The care and housing provider has begun discussions with developers and the communities surrounding its sheltered housing schemes about how it can best share its communal facilities.
“The facilities are often empty and not being used much,” Oona pointed out. “It’s about seeing ourselves as not apart from the wider community but being a part of it.”
Oona cited Legal & General’s retirement communities as an interesting model to follow where developments have been successfully located in urban centres.
Brunelcare’s newly opened Little Heath Care Home is based on the pioneering Dutch De Hogeweyk dementia care model, where residents are cared for and supported in individual households which make up a larger community.
“We have five different households of 12 people which means we can structure them and staff them in a different way,” Oona explained. “We can flex the model over time if we get a particular need for younger people or have people with different types of support needs. It could be people living with autism or learning difficulties. We also looked at how younger people with low support needs in Holland came into the care homes to associate and formed relationships with residents, which is something we also want to explore.”
The Little Heath households, which have their own living rooms, are set around communal gardens and facilities where people can come together.
It’s a model that was also informed by Brunelcare’s innovatively designed Saffron Gardens nursing and dementia care home, which opened in 2012.
Designed and constructed with EG Carter Builders, the home was based on a circular model that enhances the independence of people living with dementia. The model has also been deployed effectively at Abbeyfield Society’s Winnersh care home in Berkshire, which opened in September 2016.

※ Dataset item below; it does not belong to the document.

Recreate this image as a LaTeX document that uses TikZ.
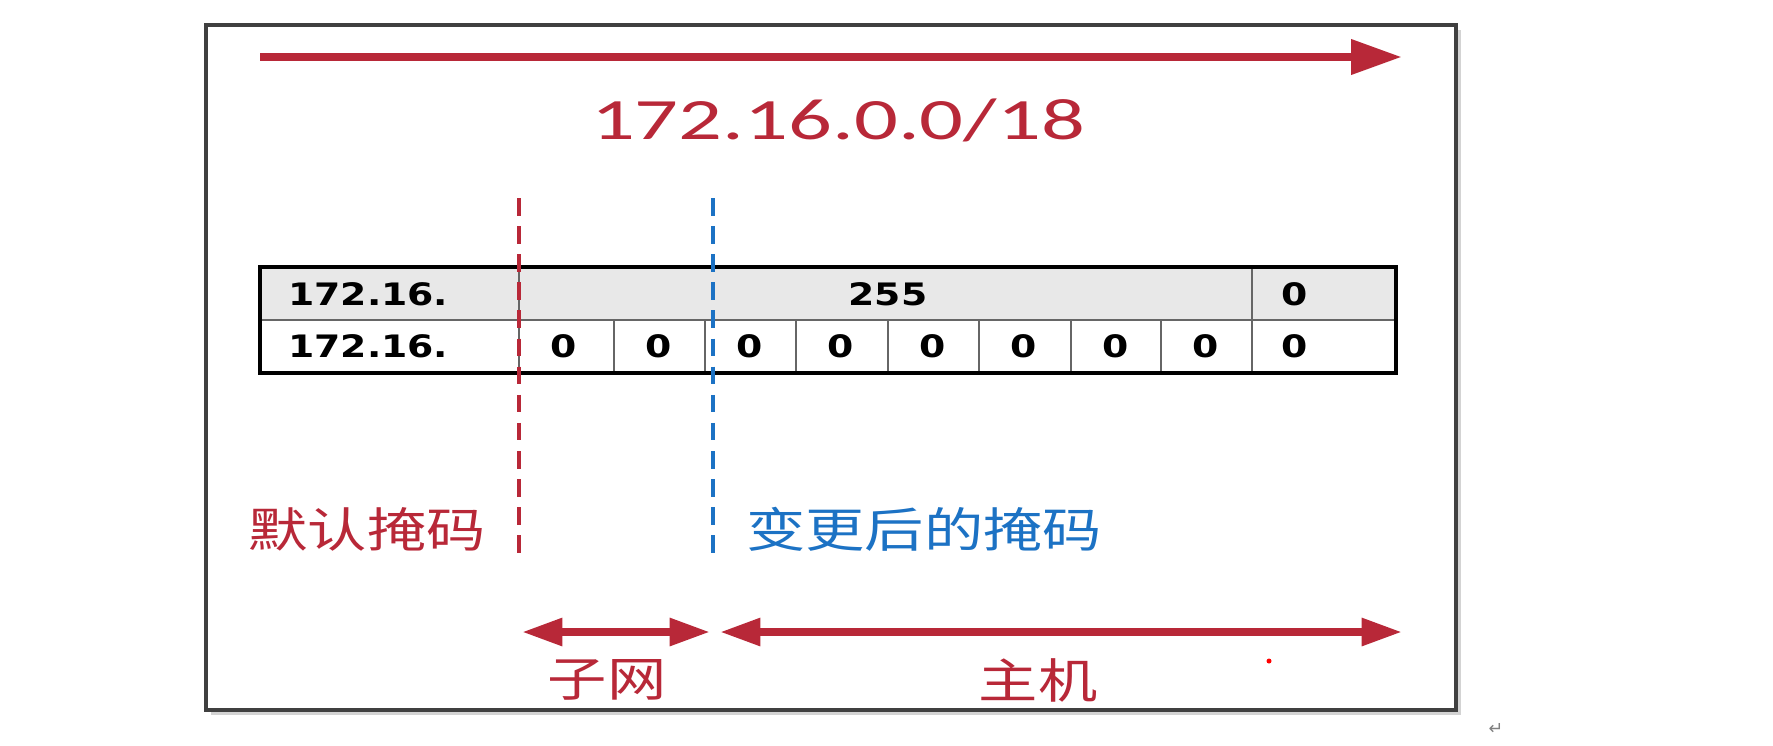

Looking towards the longer term, Oona said providing more extra care housing was a priority for the charity. She added that Brunelcare would also consider developing more care homes, though that would be dependent on demand and whether the right sites became available. While also signalling she would like to offer more homecare, Oona said it was just not sustainable under the current funding model.
Taking a broader view of the sector as a whole, Oona stressed the urgent need for a more transparent and understandable social care funding model, and a new social contract that had to be the legacy to emerge from the devastating impact of the pandemic.
“It won›t be good enough to return to the status quo,” Oona stressed. “There has been too much harm and the glare of media attention has put a spotlight on the decades’ long neglect of social care. Our staff and residents deserve better.”
In terms of technology, Oona said that, with the hope for eventual return to normality following the coronavirus crisis, Brunelcare would resume the roll-out of its ‘Everyday I’m ok’ digital systems that enable residents to tell staff how they are and whether they require support with a push of a button. The provider has also successfully introduced Amazon Alexa devices throughout its services.
Issuing an innovation to possible tech and design partners, Oona said she was always open to new ideas for further care innovations.
“I would love to work with some designers and bring them into our care home settings and get them to look at what we need,” she concluded.